The Landscape Architecture Legacy of Dan Kiley
Jan. 19 – Mar. 30, 2017
Dan Kiley (1912-2004) was one of the most important and influential modernist landscape architects of the 20th century. During his extensive career, he worked with equally significant architects, including Eero Saarinen, Louis Kahn and I.M. Pei, to create internationally acknowledged design icons. This traveling photographic exhibition and retrospective features forty-five vibrant photographs, which chronicle the current state of 27 of Kiley’s more than 1,000 projects worldwide.
This exhibition was co-curated by Charles A. Birnbaum, Amanda Shull, and Nord Wennerstrom of The Cultural Landscape Foundation.
On Permanent Exhibit
The House That Branch Built
located in the chapel gallery
Architect John Russell Pope, FAIA, is renowned for the design of a number of national landmarks, including the Thomas Jefferson Memorial, the U.S. National Archives, and the National Gallery of Art (West Building) in Washington, D.C., as well as Richmond’s Union Station, headquarters of the Science Museum of Virginia. The House That Pope Built includes photographs, narrative, and other educational media that shed light on the house — a 27,000-square-foot Tudor-Revival mansion — in addition to John Kerr Branch, the patron who commissioned its construction; the architect; the house’s interiors; its setting on Richmond’s historic Monument Avenue; and Compton Wynyates, the 15th/16th-century English country house that inspired the building’s design.

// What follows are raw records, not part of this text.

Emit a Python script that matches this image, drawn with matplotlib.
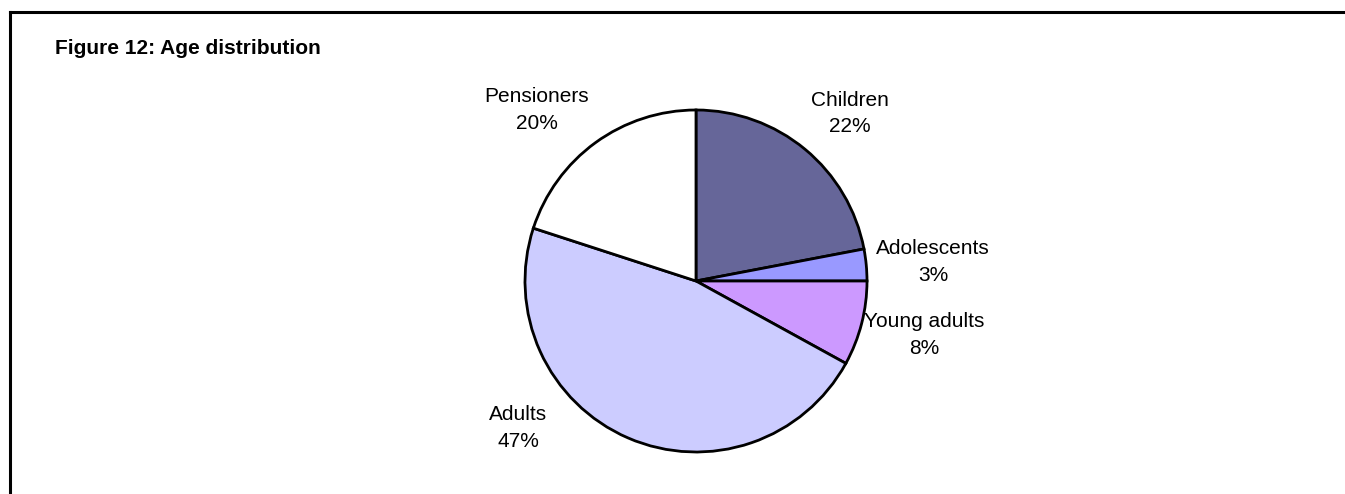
import matplotlib
matplotlib.use("Agg")
import matplotlib.pyplot as plt
from matplotlib.lines import Line2D

plt.rcParams['font.family'] = ['Liberation Sans', 'DejaVu Sans']

# age groups and their share of the population (%)
groups = ['Children', 'Adolescents', 'Young adults', 'Adults', 'Pensioners']
shares = [22, 3, 8, 47, 20]
colors = ['#666699', '#9999FF', '#CC99FF', '#CCCCFF', '#FFFFFF']

# where each label sits, in pie units (radius = 1)
label_xy = [(0.90, 0.98), (1.386, 0.111), (1.333, -0.316), (-1.041, -0.860), (-0.93, 1.0)]

W, H = 1345, 494
fig = plt.figure(figsize=(W / 100, H / 100), dpi=100)

cx, cy, r = 696, 281, 171
ax = fig.add_axes([(cx - r) / W, (H - cy - r) / H, 2 * r / W, 2 * r / H])
ax.pie(shares, colors=colors, startangle=90, counterclock=False,
       wedgeprops=dict(edgecolor='black', linewidth=2))
ax.set_xlim(-1, 1)
ax.set_ylim(-1, 1)
ax.set_aspect('equal')
ax.axis('off')

for g, s, (x, y) in zip(groups, shares, label_xy):
    ax.text(x, y, '{}\n{}%'.format(g, s), ha='center', va='center',
            fontsize=15, linespacing=1.5, clip_on=False)

fig.text(55 / W, 1 - 48 / H, 'Figure 12: Age distribution', fontsize=15,
         fontweight='bold', ha='left', va='center')

# frame around the figure
fig.add_artist(Line2D([10 / W, 10 / W], [0, 1 - 12 / H], color='black', lw=2.2))
fig.add_artist(Line2D([10 / W, 1], [1 - 12 / H, 1 - 12 / H], color='black', lw=2.2))

fig.savefig('out.png', dpi=100)
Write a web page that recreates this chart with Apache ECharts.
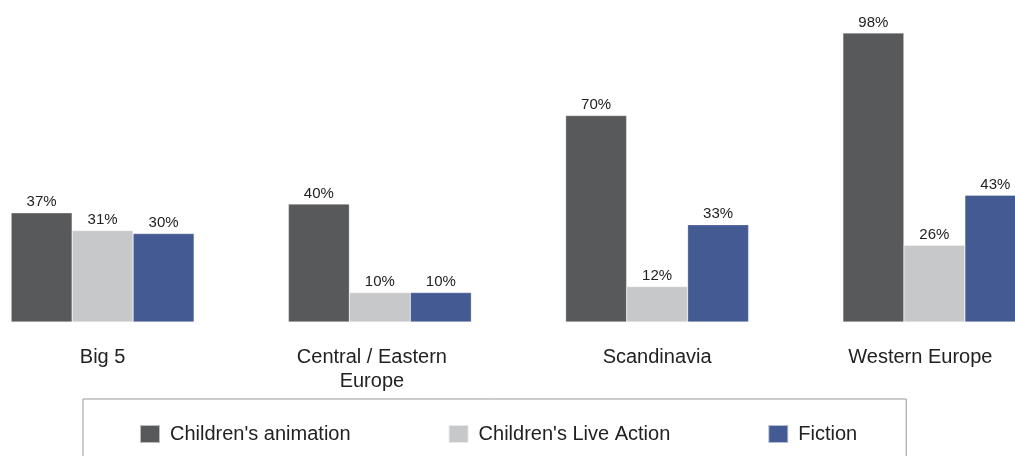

The Branch Museum of Architecture and Design thanks a private Richmond foundation and Tourism Cares for their generous support of this exhibition.
Livable Communities for Virginia
located on the lower level
What makes a community “livable?” Explore the American Institute of Architects’ 10 Principals for Livable Communities and find out how they apply to the diverse cities, towns, and villages in the Commonwealth of Virginia.